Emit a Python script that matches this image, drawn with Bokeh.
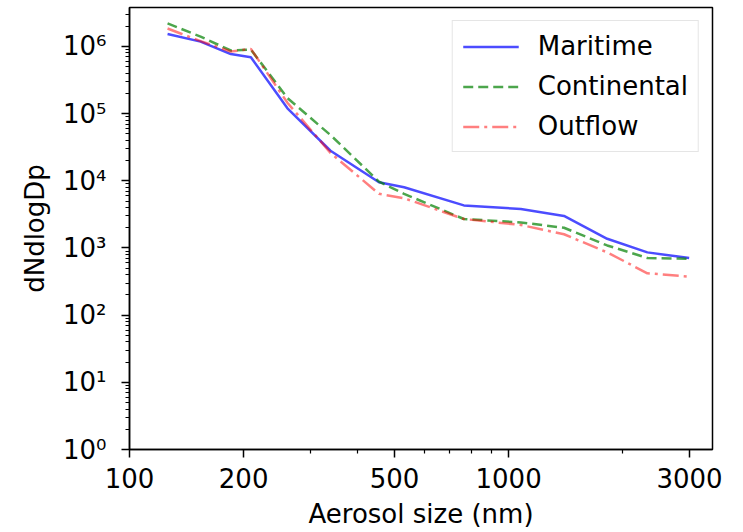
from bokeh.plotting import figure
from bokeh.models import Range1d, FixedTicker, CustomJSTickFormatter, Legend, LegendItem
from bokeh.embed import file_html
from bokeh.resources import INLINE

size_nm = [126, 154, 185, 209, 261, 339, 455, 530, 762, 1077, 1400, 1820, 2323, 2994]
maritime = [1.53e6, 1.18e6, 7.7e5, 6.9e5, 1.2e5, 2.8e4, 9.5e3, 8.0e3, 4.3e3, 3.8e3, 3.0e3, 1.37e3, 8.6e2, 7.1e2]
continental = [2.2e6, 1.4e6, 8.7e5, 9.0e5, 1.7e5, 4.8e4, 9.7e3, 6.4e3, 2.7e3, 2.4e3, 2.0e3, 1.09e3, 7.1e2, 6.9e2]
outflow = [1.85e6, 1.2e6, 8.4e5, 9.2e5, 1.45e5, 2.6e4, 6.4e3, 5.5e3, 2.7e3, 2.2e3, 1.6e3, 8.6e2, 4.2e2, 3.75e2]

x_major = [100, 200, 500, 1000, 3000]
x_minor = [300, 400, 600, 700, 800, 900, 2000]
y_major = [10.0 ** k for k in range(0, 7)]
y_minor = [m * 10.0 ** k for k in range(0, 7) for m in range(2, 10)]

FONT = "DejaVu Sans"
FS = "26px"

p = figure(width=743, height=532, x_axis_type="log", y_axis_type="log",
           x_range=Range1d(100, 3450), y_range=Range1d(1, 3.8e6),
           output_backend="svg", toolbar_location=None,
           min_border_left=129, min_border_right=31, min_border_top=7, min_border_bottom=83)
p.background_fill_color = "white"
p.border_fill_color = "white"
p.outline_line_color = "black"
p.outline_line_width = 1.5
p.xgrid.visible = False
p.ygrid.visible = False

r1 = p.line(size_nm, maritime, line_color="blue", line_alpha=0.7, line_width=2.5)
r2 = p.line(size_nm, continental, line_color="green", line_alpha=0.7, line_width=2.5, line_dash="10 5")
r3 = p.line(size_nm, outflow, line_color="red", line_alpha=0.5, line_width=2.5, line_dash="16 5 3 5")

for ax in (p.xaxis[0], p.yaxis[0]):
    ax.axis_line_color = "black"
    ax.axis_line_width = 1.5
    ax.major_tick_line_color = "black"
    ax.minor_tick_line_color = "black"
    ax.major_tick_line_width = 1.5
    ax.minor_tick_line_width = 1.2
    ax.major_tick_out = 8
    ax.major_tick_in = 0
    ax.minor_tick_out = 4
    ax.minor_tick_in = 0
    ax.major_label_text_font = FONT
    ax.major_label_text_font_size = FS
    ax.major_label_text_color = "black"
    ax.axis_label_text_font = FONT
    ax.axis_label_text_font_size = FS
    ax.axis_label_text_font_style = "normal"
    ax.axis_label_text_color = "black"

p.xaxis[0].ticker = FixedTicker(ticks=x_major, minor_ticks=x_minor)
p.xaxis[0].formatter = CustomJSTickFormatter(code="return tick.toFixed(0);")
p.xaxis[0].axis_label = "Aerosol size (nm)"
p.xaxis[0].major_label_standoff = 10
p.xaxis[0].axis_label_standoff = 8

p.yaxis[0].ticker = FixedTicker(ticks=y_major, minor_ticks=y_minor)
p.yaxis[0].formatter = CustomJSTickFormatter(code="""
const sup = {'0':'\u2070','1':'\u00b9','2':'\u00b2','3':'\u00b3','4':'\u2074','5':'\u2075','6':'\u2076','7':'\u2077','8':'\u2078','9':'\u2079','-':'\u207b'};
const e = Math.round(Math.log10(tick)).toString();
let s = '';
for (const c of e) { s += sup[c]; }
return '10' + s;
""")
p.yaxis[0].axis_label = "dNdlogDp"
p.yaxis[0].major_label_standoff = 15
p.yaxis[0].axis_label_standoff = 10

legend = Legend(items=[LegendItem(label="Maritime", renderers=[r1]),
                       LegendItem(label="Continental", renderers=[r2]),
                       LegendItem(label="Outflow", renderers=[r3])],
                location="top_right")
legend.label_text_font = FONT
legend.label_text_font_size = FS
legend.label_text_color = "black"
legend.glyph_width = 56
legend.glyph_height = 25
legend.label_height = 25
legend.label_standoff = 19
legend.spacing = 10
legend.padding = 10
legend.margin = 13
legend.border_line_color = "#cccccc"
legend.border_line_width = 1.2
legend.background_fill_alpha = 0.8
p.add_layout(legend)

with open("out.html", "w", encoding="utf-8") as f:
    f.write(file_html(p, INLINE))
=-=-=
## [What the task asks]
Repeat, with no pictures, each line from the beginning of the data through the line containing "from bokeh.resources import INLINE", inclusive.

## [Finished exercise]
Emit a Python script that matches this image, drawn with Bokeh.
from bokeh.plotting import figure
from bokeh.models import Range1d, FixedTicker, CustomJSTickFormatter, Legend, LegendItem
from bokeh.embed import file_html
from bokeh.resources import INLINE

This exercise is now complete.